While it’s been widely agreed that The Children Are Our Future, there’s increasing evidence that having kids might be a bad idea if what you want is to be as happy as possible all the time, especially if you live in a country (America) where there’s a laughable lack of policy support for fitting family and career into the same life.
The latest research comes from a briefing paper for the Council on Contemporary Families, in which a team led by University of Texas sociologist Jennifer Glass gathered survey data from 22 English-speaking and European countries. They only used data from 2006 to 2008, figuring that it would be unfair compare recession-era happiness levels to non-recession levels. So as to account for cultural differences in happiness averages — Americans tend to be happier overall, while the French are more moderate (imagine that) — the team simply compared the parent and nonparent happiness data within countries. Glass and her colleagues found that in some countries — Norway and Hungary, for instance — having kids increased self-reported happiness. And the country with the biggest gap in happiness for parents and nonparents was, sad to say, the United States.
While this sort of analysis can’t completely isolate a causal mechanism for the difference, Glass did find a very strong correlation between the parental support policies offered by a country and the way parentage correlated with happiness.

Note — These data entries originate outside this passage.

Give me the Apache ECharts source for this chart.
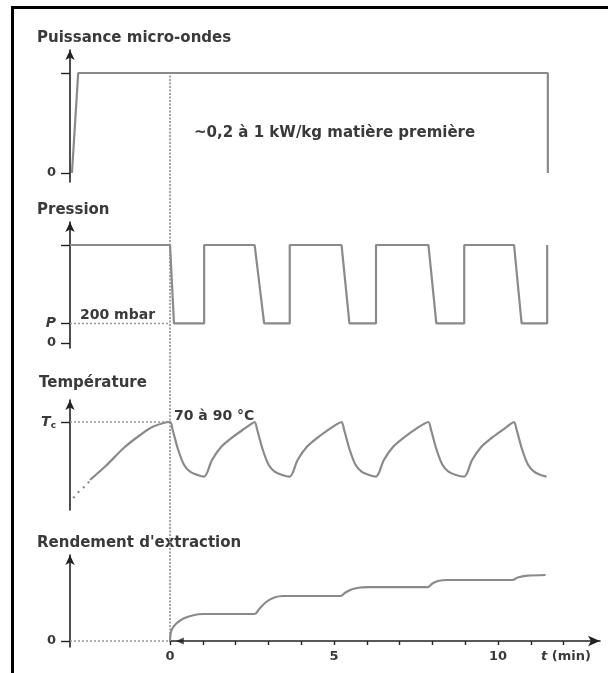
<!DOCTYPE html>
<html><head><meta charset="utf-8">
<script src="https://cdn.jsdelivr.net/npm/echarts@6/dist/echarts.min.js"></script>
<style>html,body{margin:0;padding:0;background:#fff}#c{width:608px;height:673px}</style>
</head><body><div id="c"></div>
<script>
// ---- time range (min) ----
const tMin = -3.05, tMax = 13.11;
const xTickValues = [0,1,2,3,4,5,6,7,8,9,10,11,12];
const xLabelValues = [0,5,10,12.07];

// ---- Puissance micro-ondes (relative level) ----
const powerData = [[-2.99,0],[-2.8,1],[11.52,1],[11.52,0]];

// ---- Pression (mbar) ----
const pressureLevelP = 200;
const pressureData = [[-3.05,1000],[0,1000],[0.12,200],[1.04,200],[1.04,1000],[2.58,1000],[2.87,200],[3.65,200],[3.65,1000],
  [5.23,1000],[5.47,200],[6.28,200],[6.28,1000],[7.88,1000],[8.12,200],[8.97,200],[8.97,1000],[10.49,1000],[10.72,200],[11.5,200],[11.5,1000]];

// ---- Température (°C) ----
const tcLevel = 80;
const temperatureWarmup = [[-2.95,42],[-2.74,46],[-2.54,48.5],[-2.44,51]];
const temperatureData = [[-2.44,51],[-1.93,58.5],[-1.42,66.9],[-0.91,73.5],[-0.51,77.7],
  [0,80],[0.08,76],[0.25,66],[0.43,58.5],[0.61,55.2],[0.84,53.5],[1.04,52.7],
  [1.28,61],[1.57,67.7],[1.93,72.7],[2.28,76.8],[2.5,79.3],[2.58,80],
  [2.66,76],[2.83,66],[3.01,58.5],[3.19,55.2],[3.42,53.5],[3.65,52.7],
  [3.89,61],[4.18,67.7],[4.54,72.7],[4.89,76.8],[5.13,79.3],[5.23,80],
  [5.31,76],[5.48,66],[5.66,58.5],[5.84,55.2],[6.07,53.5],[6.28,52.7],
  [6.52,61],[6.81,67.7],[7.17,72.7],[7.52,76.8],[7.77,79.3],[7.88,80],
  [7.96,76],[8.13,66],[8.31,58.5],[8.49,55.2],[8.72,53.5],[8.97,52.7],
  [9.21,61],[9.5,67.7],[9.86,72.7],[10.21,76.8],[10.41,79.3],[10.49,80],
  [10.57,76],[10.74,66],[10.92,58.5],[11.1,55.2],[11.3,53.5],[11.48,52.7]];

// ---- Rendement d'extraction (relative) ----
const yieldData = [[0,0],[0.02,8],[0.07,12.5],[0.2,17.7],[0.41,22.5],[0.71,25.8],[1.02,27],[2.58,27],
  [2.72,32],[2.93,39],[3.18,43.5],[3.45,45],[5.2,45],[5.35,48.5],[5.55,51.8],[5.8,53.5],[6.1,53.8],
  [7.85,53.8],[8.0,57.5],[8.2,60.2],[8.45,61],[10.45,61],[10.6,63.5],[10.9,65.3],[11.45,66]];

const FONT = 'DejaVu Sans';
const TXT = '#3a3a3a';
const CURVE = '#8a8a8a';
const AX = '#222';

function yAx(gi, min, max, ticks, labels, fmt, rich) {
  return {type:'value', gridIndex:gi, min:min, max:max, splitLine:{show:false},
    axisLine:{show:true, onZero:false, symbol:['none','arrow'], symbolSize:[7,10], lineStyle:{color:AX, width:1.6}},
    axisTick:{show:true, customValues:ticks, length:9, lineStyle:{color:AX, width:1.4}},
    axisLabel:{show:labels.length>0, customValues:labels, margin:14, formatter:fmt, color:TXT,
      fontFamily:FONT, fontWeight:'bold', fontSize:13, rich:rich||{}}
  };
}
function xHidden(gi){ return {type:'value', gridIndex:gi, min:tMin, max:tMax, show:false}; }
function line(gi, data, extra){
  return Object.assign({type:'line', xAxisIndex:gi, yAxisIndex:gi, data:data, symbol:'none', silent:true,
    lineStyle:{color:CURVE, width:2.2}}, extra||{});
}
function dotted(gi, data){
  return line(gi, data, {lineStyle:{color:'#999', width:1.5, type:[2,2]}});
}

const chart = echarts.init(document.getElementById('c'), null, {renderer:'canvas'});
const txt = (x,y,s,size,style) => ({type:'text', x:x, y:y, style:{text:s, fill:TXT,
  font:(style||'')+' bold '+(size||15)+'px "'+FONT+'"', verticalAlign:'middle', align:'left'}});

chart.setOption({
  animation:false,
  backgroundColor:'#fff',
  grid:[
    {left:70, right:8, top:50, height:132},
    {left:70, right:8, top:222, height:126},
    {left:70, right:8, top:400, height:110},
    {left:70, right:8, top:555, height:92},
    {left:170, right:8, top:555, height:86},
    {left:70, right:8, top:73, height:568}
  ],
  xAxis:[xHidden(0), xHidden(1), xHidden(2), xHidden(3),
    {type:'value', gridIndex:4, min:0, max:tMax, position:'bottom', splitLine:{show:false},
      axisLine:{show:true, onZero:false, symbol:['none','arrow'], symbolSize:[8,12], lineStyle:{color:AX, width:1.6}},
      axisTick:{show:true, customValues:xTickValues, length:4, lineStyle:{color:AX, width:1.4}},
      axisLabel:{customValues:xLabelValues, margin:9, color:TXT, fontFamily:FONT, fontWeight:'bold', fontSize:13,
        formatter:v => v > 11 ? '{i|t} (min)' : String(v), rich:{i:{fontStyle:'italic', fontFamily:FONT, fontWeight:'bold', fontSize:13, color:TXT}}}},
    xHidden(5)
  ],
  yAxis:[
    yAx(0, -0.09, 1.23, [0,1], [0], () => '0'),
    yAx(1, -51, 1235, [0,pressureLevelP,1000], [0,pressureLevelP], v => v === 0 ? '0' : '{p|P}',
      {p:{fontStyle:'italic', fontFamily:FONT, fontWeight:'bold', fontSize:14, color:TXT}}),
    yAx(2, 36, 91, [tcLevel], [tcLevel], () => '{t|T}{s|c}',
      {t:{fontStyle:'italic', fontFamily:FONT, fontWeight:'bold', fontSize:14, color:TXT},
       s:{fontFamily:FONT, fontWeight:'bold', fontSize:9, color:TXT, padding:[7,0,0,0]}}),
    yAx(3, -6, 86, [0], [0], () => '0'),
    {type:'value', gridIndex:4, min:0, max:1, show:false},
    {type:'value', gridIndex:5, min:0, max:1, show:false}
  ],
  series:[
    line(5, [[0,0],[0,1]], {lineStyle:{color:'#9a9a9a', width:1.8, type:[2,1.5]}, z:1}),
    dotted(1, [[tMin,pressureLevelP],[0,pressureLevelP]]),
    dotted(2, [[tMin,tcLevel],[0,tcLevel]]),
    dotted(3, [[tMin,0],[0,0]]),
    line(0, powerData),
    line(1, pressureData),
    line(2, temperatureWarmup, {lineStyle:{color:CURVE, width:2.2, type:[2,5]}}),
    line(2, temperatureData, {smooth:0.3}),
    line(3, yieldData, {smooth:0.3}),
    {type:'scatter', xAxisIndex:4, yAxisIndex:4, data:[[0.3,0]], symbol:'triangle', symbolSize:[7,8], symbolRotate:90,
      itemStyle:{color:AX}, silent:true}
  ],
  graphic:[
    {type:'polyline', shape:{points:[[12.5,673],[12.5,7.5],[608,7.5]]}, style:{stroke:'#000', lineWidth:3, fill:null}},
    txt(37, 38, 'Puissance micro-ondes'),
    txt(194, 133, '~0,2 à 1 kW/kg matière première'),
    txt(37, 210, 'Pression'),
    txt(80, 315, '200 mbar', 14),
    txt(39, 383, 'Température'),
    txt(174, 416, '70 à 90 °C', 14),
    txt(37, 543, "Rendement d'extraction")
  ]
});
</script></body></html>
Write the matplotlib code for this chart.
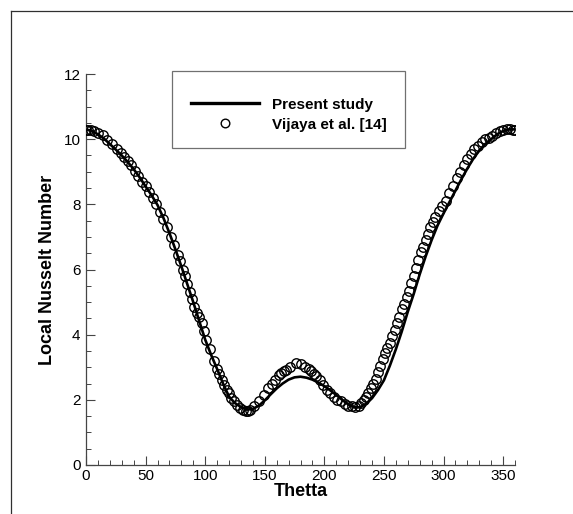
import matplotlib
matplotlib.use("Agg")
import matplotlib.pyplot as plt
from matplotlib.lines import Line2D
from matplotlib.patches import Rectangle
from matplotlib.ticker import MultipleLocator

plt.rcParams['font.family'] = ['Liberation Sans', 'DejaVu Sans']

# Present study (solid line)
line_theta = [0, 5, 10, 15, 20, 25, 30, 35, 40, 45, 50, 55, 60, 65, 70, 75, 80, 85, 90, 95,
              100, 105, 110, 115, 120, 125, 130, 135, 140, 145, 150, 155, 160, 165, 170, 175,
              180, 185, 190, 195, 200, 205, 210, 215, 220, 225, 230, 235, 240, 245, 250, 255,
              260, 265, 270, 275, 280, 285, 290, 295, 300, 305, 310, 315, 320, 325, 330, 335,
              340, 345, 350, 355, 360]
line_nu = [10.30, 10.25, 10.15, 10.02, 9.85, 9.68, 9.50, 9.30, 9.08, 8.83, 8.55, 8.28, 7.98,
           7.58, 7.12, 6.62, 6.10, 5.55, 5.00, 4.42, 3.85, 3.38, 2.95, 2.50, 2.10, 1.90, 1.78,
           1.70, 1.72, 1.82, 1.98, 2.17, 2.35, 2.50, 2.62, 2.69, 2.71, 2.68, 2.62, 2.53, 2.42,
           2.29, 2.15, 2.00, 1.86, 1.77, 1.77, 1.88, 2.05, 2.30, 2.60, 3.05, 3.55, 4.10, 4.70,
           5.25, 5.85, 6.40, 6.90, 7.35, 7.72, 8.07, 8.42, 8.77, 9.10, 9.40, 9.65, 9.85, 10.00,
           10.15, 10.25, 10.30, 10.30]

# Vijaya et al. [14] (open circles)
ref_theta = [0, 2, 4, 7, 10, 14, 18, 22, 26, 29, 32, 35, 38, 41, 44, 47, 50, 53, 56, 59, 62,
             65, 68, 71, 74, 77, 79, 81, 83, 85, 87, 89, 91, 93, 95, 97, 99, 101, 104, 107,
             110, 112, 114, 116, 118, 120, 122, 124, 127, 129, 132, 134, 136, 138, 141, 145,
             149, 153, 156, 159, 162, 164, 166, 168, 171, 176, 180, 184, 187, 189, 191, 193,
             196, 199, 202, 205, 208, 211, 214, 217, 220, 223, 226, 229, 231, 233, 235, 237,
             239, 241, 243, 245, 247, 249, 251, 253, 255, 257, 259, 261, 263, 265, 267, 269,
             271, 273, 275, 277, 279, 281, 283, 285, 287, 289, 291, 293, 296, 299, 302, 305,
             308, 311, 314, 317, 320, 323, 326, 329, 332, 335, 338, 341, 344, 347, 350, 353,
             356, 358, 360]
ref_nu = [10.28, 10.28, 10.28, 10.26, 10.20, 10.12, 9.98, 9.85, 9.70, 9.58, 9.45, 9.32, 9.20,
          9.02, 8.88, 8.70, 8.55, 8.38, 8.20, 8.00, 7.75, 7.55, 7.30, 7.00, 6.75, 6.45, 6.25,
          6.00, 5.80, 5.55, 5.30, 5.10, 4.85, 4.68, 4.55, 4.35, 4.10, 3.85, 3.55, 3.20, 2.95,
          2.80, 2.60, 2.45, 2.30, 2.20, 2.05, 1.95, 1.85, 1.75, 1.70, 1.65, 1.65, 1.70, 1.80,
          1.95, 2.15, 2.35, 2.50, 2.60, 2.75, 2.82, 2.88, 2.92, 3.00, 3.12, 3.10, 3.02, 2.95,
          2.88, 2.80, 2.72, 2.60, 2.45, 2.30, 2.20, 2.10, 2.00, 1.95, 1.87, 1.82, 1.80, 1.78,
          1.82, 1.90, 2.00, 2.10, 2.20, 2.35, 2.50, 2.65, 2.85, 3.05, 3.25, 3.45, 3.60, 3.75,
          3.95, 4.15, 4.35, 4.55, 4.80, 4.95, 5.15, 5.35, 5.60, 5.80, 6.05, 6.30, 6.55, 6.70,
          6.90, 7.10, 7.30, 7.45, 7.60, 7.80, 7.95, 8.10, 8.35, 8.55, 8.80, 9.00, 9.20, 9.40,
          9.55, 9.70, 9.80, 9.90, 10.00, 10.05, 10.10, 10.18, 10.25, 10.28, 10.30, 10.30,
          10.28, 10.28]

legend_labels = ["Present study", "Vijaya et al. [14]"]
x_label = "Thetta"
y_label = "Local Nusselt Number"

W, H = 573, 514
AX_L, AX_R, AX_T, AX_B = 86, 515, 74, 465
fig = plt.figure(figsize=(W / 100, H / 100), dpi=100)
ax = fig.add_axes([AX_L / W, 1 - AX_B / H, (AX_R - AX_L) / W, (AX_B - AX_T) / H])


def ax_xy(px, py):
    """pixel position in the picture -> axes fraction (for legend layout only)"""
    return (px - AX_L) / (AX_R - AX_L), (AX_B - py) / (AX_B - AX_T)


axc = '#454545'
ax.plot(line_theta, line_nu, color='black', lw=1.9, zorder=2)
ax.plot(ref_theta, ref_nu, ls='none', marker='o', ms=6.8, mfc='none',
        mec='black', mew=1.0, zorder=3)

ax.set_xlim(0, 360)
ax.set_ylim(0, 12)
ax.xaxis.set_major_locator(MultipleLocator(50))
ax.xaxis.set_minor_locator(MultipleLocator(10))
ax.yaxis.set_major_locator(MultipleLocator(2))
ax.yaxis.set_minor_locator(MultipleLocator(0.5))

for s in ['top', 'right']:
    ax.spines[s].set_visible(False)
for s in ['left', 'bottom']:
    ax.spines[s].set_color(axc)
    ax.spines[s].set_linewidth(0.9)

ax.tick_params(which='both', direction='in', colors=axc, labelcolor='black',
               labelsize=11)
ax.tick_params(which='major', length=6.5, width=0.8)
ax.tick_params(which='minor', length=3.6, width=0.7)
ax.tick_params(axis='x', which='major', pad=3)
ax.tick_params(axis='y', which='major', pad=4)

ax.set_xlabel(x_label, fontsize=13, fontweight='bold')
ax.set_ylabel(y_label, fontsize=13, fontweight='bold')
ax.xaxis.set_label_coords(0.5, -0.045)
ax.yaxis.set_label_coords(-0.07, 0.5)

# legend box, drawn by hand to match the reference layout
x0, y0 = ax_xy(172, 148)
x1, y1 = ax_xy(405, 71)
ax.add_patch(Rectangle((x0, y0), x1 - x0, y1 - y0, transform=ax.transAxes,
                       facecolor='white', edgecolor='#707070', lw=0.9,
                       clip_on=False, zorder=5))
lx0, ly0 = ax_xy(191, 103)
lx1, _ = ax_xy(259, 103)
ax.add_line(Line2D([lx0, lx1], [ly0, ly0], transform=ax.transAxes, color='black',
                   lw=2.4, clip_on=False, zorder=6))
mx, my = ax_xy(225, 123)
ax.add_line(Line2D([mx], [my], transform=ax.transAxes, ls='none', marker='o', ms=6.2,
                   mfc='none', mec='black', mew=1.0, clip_on=False, zorder=6))
tx, ty1 = ax_xy(272, 103)
_, ty2 = ax_xy(272, 123)
for lab, ty in zip(legend_labels, [ty1, ty2]):
    ax.text(tx, ty, lab, transform=ax.transAxes, ha='left', va='center_baseline',
            fontsize=11, fontweight='bold', zorder=6)

# outer frame lines (left and top)
fig.add_artist(Line2D([11 / W, 11 / W], [0, 1 - 11 / H], transform=fig.transFigure,
                      color='#303030', lw=0.9))
fig.add_artist(Line2D([11 / W, 1], [1 - 11 / H, 1 - 11 / H], transform=fig.transFigure,
                      color='#303030', lw=0.9))

fig.savefig("out.png", dpi=100, facecolor='white')
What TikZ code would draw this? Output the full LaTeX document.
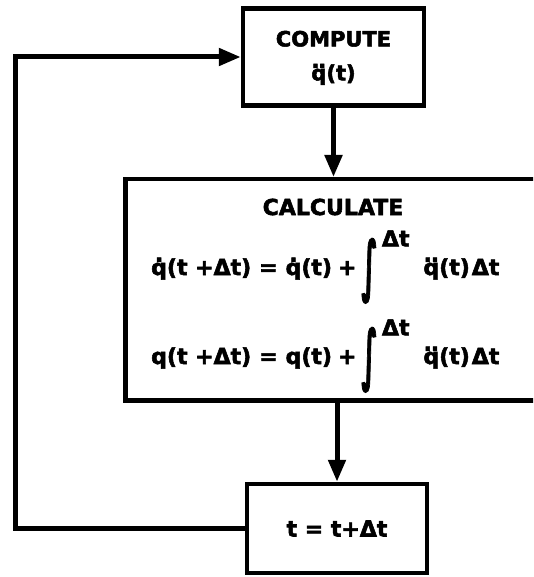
\documentclass[tikz,border=0pt]{standalone}
\usepackage{fontspec}
\setmainfont{DejaVu Sans}[BoldFeatures={FakeBold=2.5}]
\usepackage{graphicx}
\usepackage{tikz}
\usetikzlibrary{arrows.meta,positioning,calc}

\newcommand{\qdot}{\ooalign{q\cr\hidewidth\raisebox{.6em}{.}\hidewidth\cr}}
\newcommand{\qddot}{\ooalign{q\cr\hidewidth\raisebox{.6em}{.\kern-.05em.}\hidewidth\cr}}
\newcommand{\intdt}{\raisebox{-.6em}{\scalebox{1.2}[3]{∫}}\kern.2em\raisebox{1.3em}{Δt}}

\begin{document}
\begin{tikzpicture}[x=1pt, y=-1pt, font=\fontsize{22}{26}\selectfont\bfseries,
  box/.style={draw, line width=4.5pt, inner sep=0pt, align=center},
  arr/.style={-{Triangle[length=22pt,width=17pt]}, line width=5pt},
  txt/.style={inner sep=0pt, anchor=base west}]
  \useasboundingbox (0,0) rectangle (533,577);
  \clip (0,0) rectangle (533,577);
  \node[box, minimum width=181pt, minimum height=97pt, font=\fontsize{21}{25}\selectfont\bfseries] (compute) at (333.5,57) {COMPUTE\\[9pt]\qddot(t)};
  \node[box, anchor=north west, minimum width=460pt, minimum height=221pt] (calc) at (123,177) {};
  \node[inner sep=0pt] (hd) at (333,207) {CALCULATE};
  \node[txt] (eq1) at (151,275) {\qdot(t +Δt)\hspace{8pt}=\hspace{8pt}\qdot(t)\hspace{6pt}+\hspace{5pt}\intdt\hspace{14pt}\qddot(t)\hspace{2pt}Δt};
  \node[txt] (eq2) at (151,364) {q(t +Δt)\hspace{8pt}=\hspace{8pt}q(t)\hspace{6pt}+\hspace{5pt}\intdt\hspace{14pt}\qddot(t)\hspace{2pt}Δt};
  \node[box, minimum width=180pt, minimum height=89pt] (upd) at (337,528.5) {t = t+Δt};
  \coordinate (back) at (15,300);
  \draw[arr] (compute.south) -- (compute.south |- calc.north);
  \draw[arr] (upd.north |- calc.south) -- (upd.north);
  \draw[arr] (upd.west) -| (back) |- (compute.west);
\end{tikzpicture}
\end{document}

So it’s not that American kids are worse for their parents than the kids of every other country, but that childrearing evidently takes an outsize toll on American parents, given that the U.S. doesn’t have mandated paid parental leave (placing it in the company of Lesotho, Swaziland, and Papua New Guinea) and that the state of child care in America is, as in the words of Paul Krugman, “cruel and shameful.” In the countries with robust family support policies, “the parental deficit in happiness was completely eliminated, accomplished by raising parents’ happiness rather than lowering nonparents’ happiness,” Glass told Quartz.
As with anything else that’s ever existed, there are limits to this research. Given that philosophers and other thinkfluencers have been debating the nature of happiness for at least 2,500 years, self-reported happiness is a pretty slippery metric. One aspect of national culture that jumps out — even when taking into account that the researchers were careful to compare happiness in parents and nonparents — is that Americans are a highly aspirational lot; could it be a similar case to how hard it is to have a “good marriage” these days because people have higher standards for their relationships? Maybe trademark American optimism is getting in the way of being satisfied with kids.
But beyond the methodological hairsplitting, the takeaway is pretty obvious. If, with all the talk of “family values,” the U.S. spent more on supporting families — and there’s certainly room to grow — it could result in happier families.